◆ **What you should do**
In the lines below, output everything from the first line through the line containing "import plotly.graph_objects as go" exactly as it is. Pictures are not part of the output.

◆ **Collected material**
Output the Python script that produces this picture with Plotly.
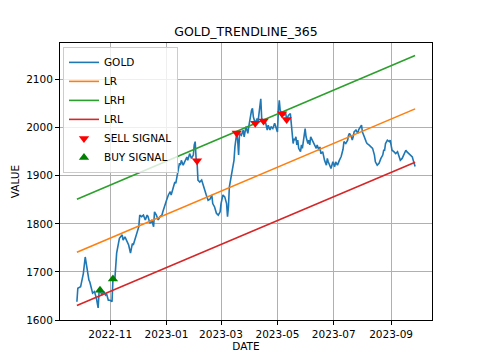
import plotly.graph_objects as go

# ---- data ----
dates = [
    "2022-09-26", "2022-09-27", "2022-09-30", "2022-10-03", "2022-10-05", "2022-10-07", "2022-10-09",
    "2022-10-10", "2022-10-13", "2022-10-15", "2022-10-17", "2022-10-19", "2022-10-20", "2022-10-21",
    "2022-10-23", "2022-10-25", "2022-10-27", "2022-10-28", "2022-10-30", "2022-11-01", "2022-11-03",
    "2022-11-04", "2022-11-06", "2022-11-08", "2022-11-11", "2022-11-14", "2022-11-15", "2022-11-17",
    "2022-11-19", "2022-11-21", "2022-11-23", "2022-11-25", "2022-11-26", "2022-11-28", "2022-11-30",
    "2022-12-02", "2022-12-03", "2022-12-05", "2022-12-07", "2022-12-09", "2022-12-11", "2022-12-12",
    "2022-12-14", "2022-12-16", "2022-12-18", "2022-12-19", "2022-12-21", "2022-12-23", "2022-12-25",
    "2022-12-27", "2022-12-28", "2022-12-30", "2023-01-01", "2023-01-03", "2023-01-05", "2023-01-06",
    "2023-01-08", "2023-01-10", "2023-01-11", "2023-01-13", "2023-01-14", "2023-01-15", "2023-01-16",
    "2023-01-17", "2023-01-19", "2023-01-21", "2023-01-23", "2023-01-24", "2023-01-26", "2023-01-28",
    "2023-01-30", "2023-01-31", "2023-02-01", "2023-02-02", "2023-02-03", "2023-02-04", "2023-02-06",
    "2023-02-08", "2023-02-10", "2023-02-11", "2023-02-13", "2023-02-15", "2023-02-17", "2023-02-19",
    "2023-02-20", "2023-02-22", "2023-02-24", "2023-02-26", "2023-02-28", "2023-03-01", "2023-03-03",
    "2023-03-05", "2023-03-07", "2023-03-08", "2023-03-09", "2023-03-10", "2023-03-12", "2023-03-14",
    "2023-03-15", "2023-03-16", "2023-03-17", "2023-03-18", "2023-03-19", "2023-03-20", "2023-03-21",
    "2023-03-23", "2023-03-25", "2023-03-26", "2023-03-28", "2023-03-30", "2023-03-31", "2023-04-01",
    "2023-04-03", "2023-04-04", "2023-04-05", "2023-04-07", "2023-04-09", "2023-04-10", "2023-04-12",
    "2023-04-13", "2023-04-14", "2023-04-16", "2023-04-18", "2023-04-20", "2023-04-21", "2023-04-23",
    "2023-04-24", "2023-04-26", "2023-04-28", "2023-04-30", "2023-05-01", "2023-05-02", "2023-05-03",
    "2023-05-04", "2023-05-06", "2023-05-08", "2023-05-10", "2023-05-11", "2023-05-13", "2023-05-15",
    "2023-05-16", "2023-05-17", "2023-05-18", "2023-05-19", "2023-05-20", "2023-05-21", "2023-05-22",
    "2023-05-23", "2023-05-24", "2023-05-26", "2023-05-27", "2023-05-28", "2023-05-30", "2023-05-31",
    "2023-06-01", "2023-06-03", "2023-06-04", "2023-06-05", "2023-06-06", "2023-06-08", "2023-06-10",
    "2023-06-12", "2023-06-13", "2023-06-15", "2023-06-16", "2023-06-17", "2023-06-19", "2023-06-21",
    "2023-06-23", "2023-06-24", "2023-06-25", "2023-06-27", "2023-06-28", "2023-06-30", "2023-07-02",
    "2023-07-03", "2023-07-05", "2023-07-07", "2023-07-09", "2023-07-11", "2023-07-12", "2023-07-14",
    "2023-07-16", "2023-07-17", "2023-07-18", "2023-07-20", "2023-07-21", "2023-07-22", "2023-07-23",
    "2023-07-25", "2023-07-27", "2023-07-28", "2023-07-30", "2023-07-31", "2023-08-01", "2023-08-02",
    "2023-08-03", "2023-08-05", "2023-08-06", "2023-08-08", "2023-08-10", "2023-08-12", "2023-08-14",
    "2023-08-15", "2023-08-17", "2023-08-19", "2023-08-21", "2023-08-23", "2023-08-24", "2023-08-25",
    "2023-08-26", "2023-08-28", "2023-08-30", "2023-08-31", "2023-09-01", "2023-09-02", "2023-09-04",
    "2023-09-06", "2023-09-08", "2023-09-10", "2023-09-11", "2023-09-13", "2023-09-15", "2023-09-17",
    "2023-09-18", "2023-09-20", "2023-09-22", "2023-09-24", "2023-09-25", "2023-09-26", "2023-09-27",
]
gold = [
    1638, 1666, 1669, 1697, 1731, 1704, 1683,
    1679, 1656, 1659, 1646, 1625, 1659, 1662,
    1652, 1659, 1652, 1655, 1641, 1641, 1638,
    1685, 1683, 1739, 1770, 1777, 1766, 1773,
    1766, 1756, 1739, 1759, 1756, 1770, 1780,
    1794, 1818, 1815, 1818, 1808, 1818, 1815,
    1801, 1808, 1794, 1825, 1818, 1808, 1815,
    1818, 1825, 1839, 1849, 1860, 1867, 1860,
    1877, 1887, 1884, 1905, 1912, 1926, 1922,
    1932, 1922, 1932, 1939, 1932, 1946, 1936,
    1943, 1964, 1971, 1936, 1931, 1891, 1887,
    1891, 1877, 1870, 1860, 1849, 1851, 1860,
    1842, 1835, 1822, 1818, 1825, 1842, 1860,
    1856, 1842, 1815, 1835, 1877, 1898, 1919,
    1932, 1960, 1981, 1989, 1974, 1943, 1988,
    1984, 1995, 1981, 2002, 1988, 2002, 2016,
    2036, 2040, 2022, 2009, 2019, 2012, 2043,
    2060, 2019, 2014, 2012, 1995, 2005, 1995,
    2002, 1998, 2009, 1995, 1991, 2033, 2057,
    2036, 2029, 2026, 2029, 2017, 2026, 2029,
    2008, 1981, 1967, 1977, 1974, 1981, 1964,
    1974, 1957, 1950, 1964, 1957, 1981, 1998,
    1981, 1967, 1974, 1964, 1981, 1974, 1967,
    1957, 1964, 1953, 1960, 1946, 1950, 1932,
    1922, 1936, 1929, 1919, 1915, 1929, 1919,
    1929, 1922, 1932, 1940, 1955, 1971, 1967,
    1974, 1984, 1988, 1981, 1974, 1981, 1991,
    1995, 1988, 1996, 2002, 2005, 1991, 1984,
    1981, 1971, 1967, 1964, 1960, 1957, 1943,
    1929, 1922, 1926, 1936, 1943, 1953, 1953,
    1967, 1974, 1971, 1974, 1964, 1953, 1950,
    1946, 1950, 1939, 1932, 1936, 1946, 1953,
    1950, 1946, 1943, 1939, 1932, 1922, 1919,
]

sell_dates = ["2023-02-03", "2023-03-18", "2023-04-07", "2023-04-16", "2023-05-06", "2023-05-11"]
sell_values = [1931, 1989, 2009, 2014, 2029, 2017]
buy_dates = ["2022-10-21", "2022-11-04"]
buy_values = [1662, 1685]

trend_dates = ["2022-09-26", "2023-09-27"]
lr_values = [1741, 2039]
lrh_values = [1851, 2150]
lrl_values = [1630, 1928]

x_tick_vals = ["2022-11-01", "2023-01-01", "2023-03-01", "2023-05-01", "2023-07-01", "2023-09-01"]
x_tick_text = ["2022-11", "2023-01", "2023-03", "2023-05", "2023-07", "2023-09"]
y_tick_vals = [1600, 1700, 1800, 1900, 2000, 2100]

FONT = "DejaVu Sans"
# the page body keeps an 8px default margin, so the figure is sized to fit the 480x360 window
PAGE_OFFSET = 8
W, H = 480 - PAGE_OFFSET, 360 - PAGE_OFFSET

fig = go.Figure()
fig.add_trace(go.Scatter(x=dates, y=gold, mode="lines", name="GOLD",
                         line=dict(color="#1f77b4", width=1.6)))
fig.add_trace(go.Scatter(x=trend_dates, y=lr_values, mode="lines", name="LR",
                         line=dict(color="#ff7f0e", width=1.6)))
fig.add_trace(go.Scatter(x=trend_dates, y=lrh_values, mode="lines", name="LRH",
                         line=dict(color="#2ca02c", width=1.6)))
fig.add_trace(go.Scatter(x=trend_dates, y=lrl_values, mode="lines", name="LRL",
                         line=dict(color="#d62728", width=1.6)))
fig.add_trace(go.Scatter(x=sell_dates, y=sell_values, mode="markers", name="SELL SIGNAL",
                         marker=dict(symbol="triangle-down", color="red", size=9)))
fig.add_trace(go.Scatter(x=buy_dates, y=buy_values, mode="markers", name="BUY SIGNAL",
                         marker=dict(symbol="triangle-up", color="green", size=9)))

axis_common = dict(
    showline=True, linecolor="black", linewidth=1, mirror=True,
    ticks="outside", ticklen=4, tickcolor="black", tickwidth=1,
    showgrid=True, gridcolor="#b0b0b0", gridwidth=0.8,
    zeroline=False, tickfont=dict(family=FONT, size=10.5, color="black"),
)

fig.update_layout(
    width=W, height=H,
    margin=dict(l=60 - PAGE_OFFSET, r=48, t=43 - PAGE_OFFSET, b=40, autoexpand=False),
    paper_bgcolor="white", plot_bgcolor="white",
    font=dict(family=FONT, size=10.5, color="black"),
    title=dict(text="GOLD_TRENDLINE_365", x=0.5, xref="paper", xanchor="center",
               y=1 - (32 - PAGE_OFFSET) / H, yref="container", yanchor="middle",
               font=dict(family=FONT, size=12.5, color="black")),
    xaxis=dict(range=["2022-09-07 17:00", "2023-10-15 07:00"],
               tickvals=x_tick_vals, ticktext=x_tick_text,
               title=dict(text="DATE", standoff=4, font=dict(family=FONT, size=10.5)),
               **axis_common),
    yaxis=dict(range=[1600, 2176], tickvals=y_tick_vals,
               title=dict(text="VALUE", standoff=4, font=dict(family=FONT, size=10.5)),
               **axis_common),
    legend=dict(x=0.008, y=0.986, xanchor="left", yanchor="top",
                bgcolor="rgba(255,255,255,0.8)", bordercolor="#cccccc", borderwidth=1,
                font=dict(family=FONT, size=10.5, color="black"),
                tracegroupgap=0, itemwidth=30),
    showlegend=True,
)

fig.write_html("out.html")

◆ **Written solution**
Output the Python script that produces this picture with Plotly.
import plotly.graph_objects as go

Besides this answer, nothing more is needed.